Job:
Give back the full listing, character for character, with no pictures.

Dataset section:
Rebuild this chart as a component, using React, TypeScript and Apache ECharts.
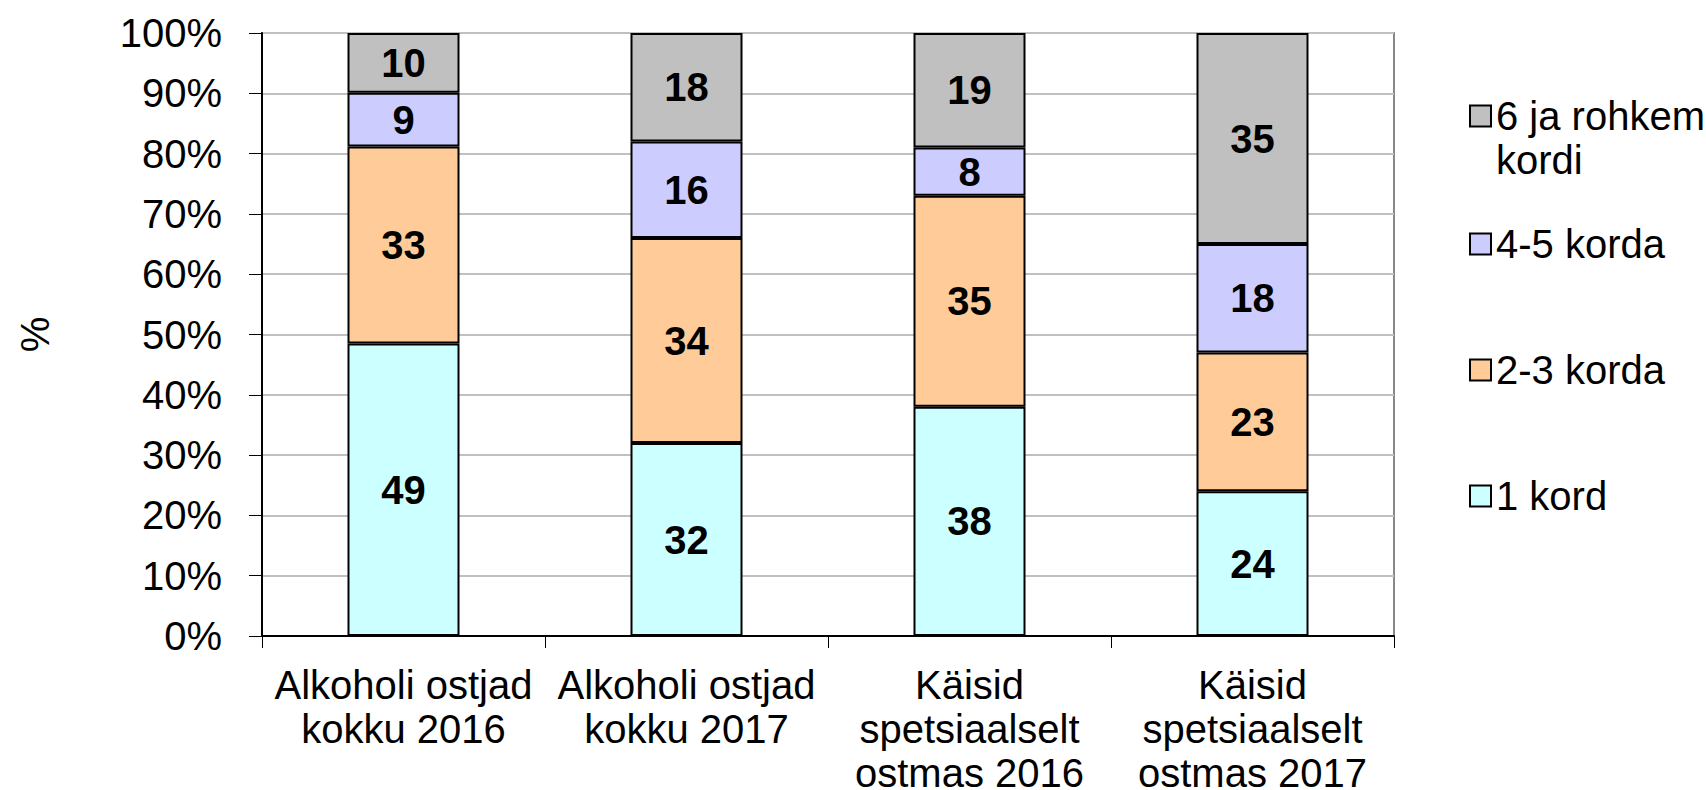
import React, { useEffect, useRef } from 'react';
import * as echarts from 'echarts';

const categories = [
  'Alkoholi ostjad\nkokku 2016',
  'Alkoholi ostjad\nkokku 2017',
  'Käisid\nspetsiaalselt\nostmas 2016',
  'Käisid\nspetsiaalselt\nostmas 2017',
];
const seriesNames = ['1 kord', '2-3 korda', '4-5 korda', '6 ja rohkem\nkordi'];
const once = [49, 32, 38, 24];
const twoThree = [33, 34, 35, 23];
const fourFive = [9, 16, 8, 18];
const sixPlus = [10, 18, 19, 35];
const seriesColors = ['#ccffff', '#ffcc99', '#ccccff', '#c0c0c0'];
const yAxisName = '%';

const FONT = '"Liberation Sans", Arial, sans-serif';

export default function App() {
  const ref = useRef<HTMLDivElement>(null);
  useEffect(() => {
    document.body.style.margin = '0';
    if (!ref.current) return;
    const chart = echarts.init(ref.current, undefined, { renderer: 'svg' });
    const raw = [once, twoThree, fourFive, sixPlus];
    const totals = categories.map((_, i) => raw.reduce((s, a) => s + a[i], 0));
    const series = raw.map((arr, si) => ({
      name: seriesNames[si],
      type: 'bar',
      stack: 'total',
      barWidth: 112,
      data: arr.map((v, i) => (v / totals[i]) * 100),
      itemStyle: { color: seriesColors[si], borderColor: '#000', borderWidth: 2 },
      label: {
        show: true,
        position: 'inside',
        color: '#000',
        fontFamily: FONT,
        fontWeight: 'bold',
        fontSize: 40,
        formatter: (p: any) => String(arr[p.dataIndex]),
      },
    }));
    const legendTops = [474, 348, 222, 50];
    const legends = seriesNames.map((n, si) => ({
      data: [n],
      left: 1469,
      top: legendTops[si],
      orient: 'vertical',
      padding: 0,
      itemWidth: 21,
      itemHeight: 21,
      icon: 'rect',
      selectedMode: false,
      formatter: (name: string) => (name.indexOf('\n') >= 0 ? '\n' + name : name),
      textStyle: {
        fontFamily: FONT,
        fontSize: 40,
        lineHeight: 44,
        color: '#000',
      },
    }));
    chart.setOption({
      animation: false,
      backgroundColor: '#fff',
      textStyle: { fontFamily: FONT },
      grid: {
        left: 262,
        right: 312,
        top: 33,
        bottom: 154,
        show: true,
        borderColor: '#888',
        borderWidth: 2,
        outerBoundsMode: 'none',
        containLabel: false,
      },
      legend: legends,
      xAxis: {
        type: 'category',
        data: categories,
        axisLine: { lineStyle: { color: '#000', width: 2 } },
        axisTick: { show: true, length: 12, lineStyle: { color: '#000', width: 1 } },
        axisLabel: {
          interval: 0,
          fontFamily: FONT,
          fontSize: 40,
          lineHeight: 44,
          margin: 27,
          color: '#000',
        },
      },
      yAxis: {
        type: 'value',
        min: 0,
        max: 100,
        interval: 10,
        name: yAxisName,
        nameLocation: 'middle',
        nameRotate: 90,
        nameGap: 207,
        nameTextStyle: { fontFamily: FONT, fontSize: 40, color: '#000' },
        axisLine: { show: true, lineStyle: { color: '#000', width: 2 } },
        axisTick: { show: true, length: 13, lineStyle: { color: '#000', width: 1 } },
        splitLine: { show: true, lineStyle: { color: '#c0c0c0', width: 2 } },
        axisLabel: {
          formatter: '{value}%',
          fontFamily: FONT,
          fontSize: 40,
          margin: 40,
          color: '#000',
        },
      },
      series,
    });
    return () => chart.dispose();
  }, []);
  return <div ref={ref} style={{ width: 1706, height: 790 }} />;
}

Full response:
Rebuild this chart as a component, using React, TypeScript and Apache ECharts.
import React, { useEffect, useRef } from 'react';
import * as echarts from 'echarts';

const categories = [
  'Alkoholi ostjad\nkokku 2016',
  'Alkoholi ostjad\nkokku 2017',
  'Käisid\nspetsiaalselt\nostmas 2016',
  'Käisid\nspetsiaalselt\nostmas 2017',
];
const seriesNames = ['1 kord', '2-3 korda', '4-5 korda', '6 ja rohkem\nkordi'];
const once = [49, 32, 38, 24];
const twoThree = [33, 34, 35, 23];
const fourFive = [9, 16, 8, 18];
const sixPlus = [10, 18, 19, 35];
const seriesColors = ['#ccffff', '#ffcc99', '#ccccff', '#c0c0c0'];
const yAxisName = '%';

const FONT = '"Liberation Sans", Arial, sans-serif';

export default function App() {
  const ref = useRef<HTMLDivElement>(null);
  useEffect(() => {
    document.body.style.margin = '0';
    if (!ref.current) return;
    const chart = echarts.init(ref.current, undefined, { renderer: 'svg' });
    const raw = [once, twoThree, fourFive, sixPlus];
    const totals = categories.map((_, i) => raw.reduce((s, a) => s + a[i], 0));
    const series = raw.map((arr, si) => ({
      name: seriesNames[si],
      type: 'bar',
      stack: 'total',
      barWidth: 112,
      data: arr.map((v, i) => (v / totals[i]) * 100),
      itemStyle: { color: seriesColors[si], borderColor: '#000', borderWidth: 2 },
      label: {
        show: true,
        position: 'inside',
        color: '#000',
        fontFamily: FONT,
        fontWeight: 'bold',
        fontSize: 40,
        formatter: (p: any) => String(arr[p.dataIndex]),
      },
    }));
    const legendTops = [474, 348, 222, 50];
    const legends = seriesNames.map((n, si) => ({
      data: [n],
      left: 1469,
      top: legendTops[si],
      orient: 'vertical',
      padding: 0,
      itemWidth: 21,
      itemHeight: 21,
      icon: 'rect',
      selectedMode: false,
      formatter: (name: string) => (name.indexOf('\n') >= 0 ? '\n' + name : name),
      textStyle: {
        fontFamily: FONT,
        fontSize: 40,
        lineHeight: 44,
        color: '#000',
      },
    }));
    chart.setOption({
      animation: false,
      backgroundColor: '#fff',
      textStyle: { fontFamily: FONT },
      grid: {
        left: 262,
        right: 312,
        top: 33,
        bottom: 154,
        show: true,
        borderColor: '#888',
        borderWidth: 2,
        outerBoundsMode: 'none',
        containLabel: false,
      },
      legend: legends,
      xAxis: {
        type: 'category',
        data: categories,
        axisLine: { lineStyle: { color: '#000', width: 2 } },
        axisTick: { show: true, length: 12, lineStyle: { color: '#000', width: 1 } },
        axisLabel: {
          interval: 0,
          fontFamily: FONT,
          fontSize: 40,
          lineHeight: 44,
          margin: 27,
          color: '#000',
        },
      },
      yAxis: {
        type: 'value',
        min: 0,
        max: 100,
        interval: 10,
        name: yAxisName,
        nameLocation: 'middle',
        nameRotate: 90,
        nameGap: 207,
        nameTextStyle: { fontFamily: FONT, fontSize: 40, color: '#000' },
        axisLine: { show: true, lineStyle: { color: '#000', width: 2 } },
        axisTick: { show: true, length: 13, lineStyle: { color: '#000', width: 1 } },
        splitLine: { show: true, lineStyle: { color: '#c0c0c0', width: 2 } },
        axisLabel: {
          formatter: '{value}%',
          fontFamily: FONT,
          fontSize: 40,
          margin: 40,
          color: '#000',
        },
      },
      series,
    });
    return () => chart.dispose();
  }, []);
  return <div ref={ref} style={{ width: 1706, height: 790 }} />;
}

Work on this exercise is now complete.